My desire to learn more was fed when my brother bought Ty Cobb by Charles Alexander for me. This biography is very well written and extremely comprehensive. It cleared up many of the gray areas surrounding Cobb legends and got me interested in further research on Cobb.

It led me to the Boston Public Library and eventually to SABR, the Society for American Baseball Research, of which I am now a member. I began to delve into primary sources as well as articles written during Cobb's lifetime in Time and Life.

My next stop was his autobiography, My Life in Baseball: The True Record, written with help from Al Stump. This book seemed like the ramblings of an old man looking back on the greatness and turmoil of his life, but provided insights into his character not available elsewhere.

Then there was Ty Cobb: His Tumultuous Life and Times by Richard Bak. He adds many photographs to the study of Ty Cobb that I had never seen before. All but three of the images in this site have been taken from Bak's book. (The early studio portrait and the Cobb-Speaker images are from his autobiography, and the plaque is from a postcard from Cooperstown.)

Then I saw the movie. When I read an article about the movie in the Boston Globe about a month or so before its release, it said that it would be among the greatest all-time sports movies, and that it would be released in late 1994 to be considered for Oscars in 1995. The predictions failed to come true, but I enjoyed it nonetheless.
The plaque in
Cooperstown

After the movie, of course, I read the book on which it was based, Cobb: A Biography, by Al Stump. This book make me feel terribly sorry for "Stumpy" for having to put up with Cobb at the very end of his life, but at the same time made me extremely jealous for being able to spend time with Cobb.

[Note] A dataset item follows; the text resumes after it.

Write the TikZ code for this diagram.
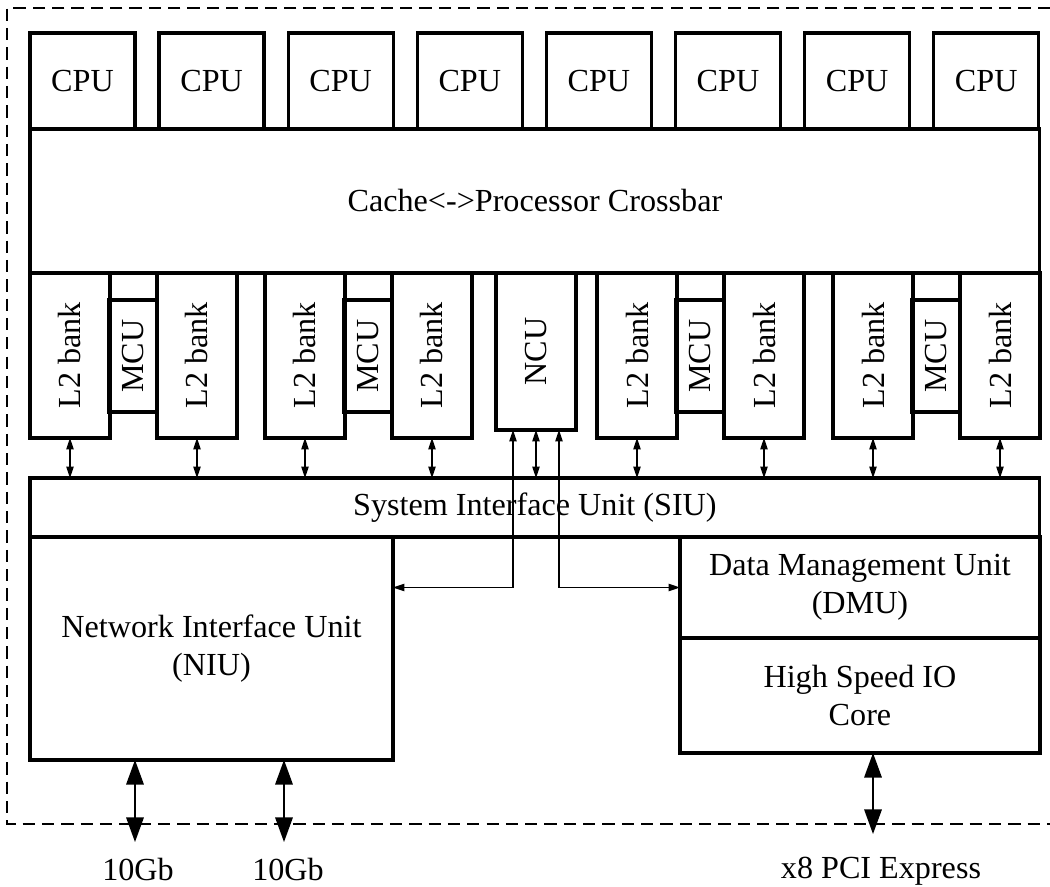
\documentclass[tikz,border=0pt]{standalone}
\usepackage{fontspec}
\setmainfont{Liberation Serif}
\usetikzlibrary{arrows.meta, positioning}

\begin{document}
\begin{tikzpicture}[x=0.02cm, y=-0.02cm,
    font=\fontsize{18.3}{21.5}\selectfont,
    box/.style={draw, line width=1.9pt, inner sep=0pt, outer sep=0pt, anchor=north west, align=center},
    link/.style={{Triangle[length=6.5pt, width=4.2pt]}-{Triangle[length=6.5pt, width=4.2pt]}, line width=0.7pt},
    port/.style={{Triangle[length=14pt, width=10pt]}-{Triangle[length=14pt, width=10pt]}, line width=0.8pt},
    frame/.style={dash pattern=on 7pt off 4pt, line width=0.7pt}]
  \useasboundingbox (0,0) rectangle (1050,886);
  \draw[frame] (1050,8) -- (7,8) -- (7,824) -- (1050,824);
  % cores and crossbar
  \foreach \i in {0,...,7}
    \node[box, minimum width=2.1cm, minimum height=1.92cm] (cpu\i) at ({30+129.1*\i},33) {CPU};
  \node[box, minimum width=20.2cm, minimum height=2.88cm] (xbar) at (30,129) {Cache<->Processor Crossbar};
  % L2 banks with their memory controllers
  \foreach \s [count=\g] in {30,265,597,833} {
    \node[box, minimum width=1.6cm, minimum height=3.3cm] (l2a\g) at (\s,273) {\rotatebox{90}{L2 bank}};
    \node[box, minimum width=0.96cm, minimum height=2.24cm] (mcu\g) at (\s+79,300) {\rotatebox{90}{MCU}};
    \node[box, minimum width=1.6cm, minimum height=3.3cm] (l2b\g) at (\s+127,273) {\rotatebox{90}{L2 bank}};
  }
  \node[box, minimum width=1.6cm, minimum height=3.14cm] (ncu) at (496,273) {\rotatebox{90}{NCU}};
  % interface units
  \node[box, minimum width=20.2cm, minimum height=1.18cm] (siu) at (30,478) {System Interface Unit (SIU)};
  \node[box, minimum width=7.26cm, minimum height=4.46cm] (niu) at (30,537) {Network Interface Unit\\(NIU)};
  \node[box, minimum width=7.2cm, minimum height=2.02cm] (dmu) at (680,537) {Data Management Unit\\(DMU)};
  \node[box, minimum width=7.2cm, minimum height=2.3cm] (hsio) at (680,638) {High Speed IO\\Core};
  \foreach \g in {1,...,4}
    \foreach \n in {l2a,l2b}
      \draw[link] (\n\g.south) -- (\n\g.south |- siu.north);
  \draw[link] (ncu.south) -- (ncu.south |- siu.north);
  \draw[link] ([xshift=-0.46cm]ncu.south) |- (niu.east |- dmu.west);
  \draw[link] ([xshift=0.46cm]ncu.south) |- (dmu.west);
  % external ports
  \coordinate (eth1) at (135,842);
  \coordinate (eth2) at (284,842);
  \coordinate (pcie) at (873,834);
  \draw[port] (eth1 |- niu.south) -- (eth1);
  \draw[port] (eth2 |- niu.south) -- (eth2);
  \draw[port] (pcie |- hsio.south) -- (pcie);
  \node (eth1lbl) at (138,869) {10Gb};
  \node (eth2lbl) at (288,869) {10Gb};
  \node (pcielbl) at (881,871) {x8 PCI Express};
\end{tikzpicture}
\end{document}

The most recent step on my journey through the life of Ty Cobb was my visit to the Hall of Fame in Cooperstown in the spring of 1996. There I was finally able to see that plaque, the very first one in the Hall of Fame. He may have been a mean person (to say the very least), but he earned that spot in Cooperstown. I hope that this site has helped give you a better appreciation for the man, the myth, and the legend.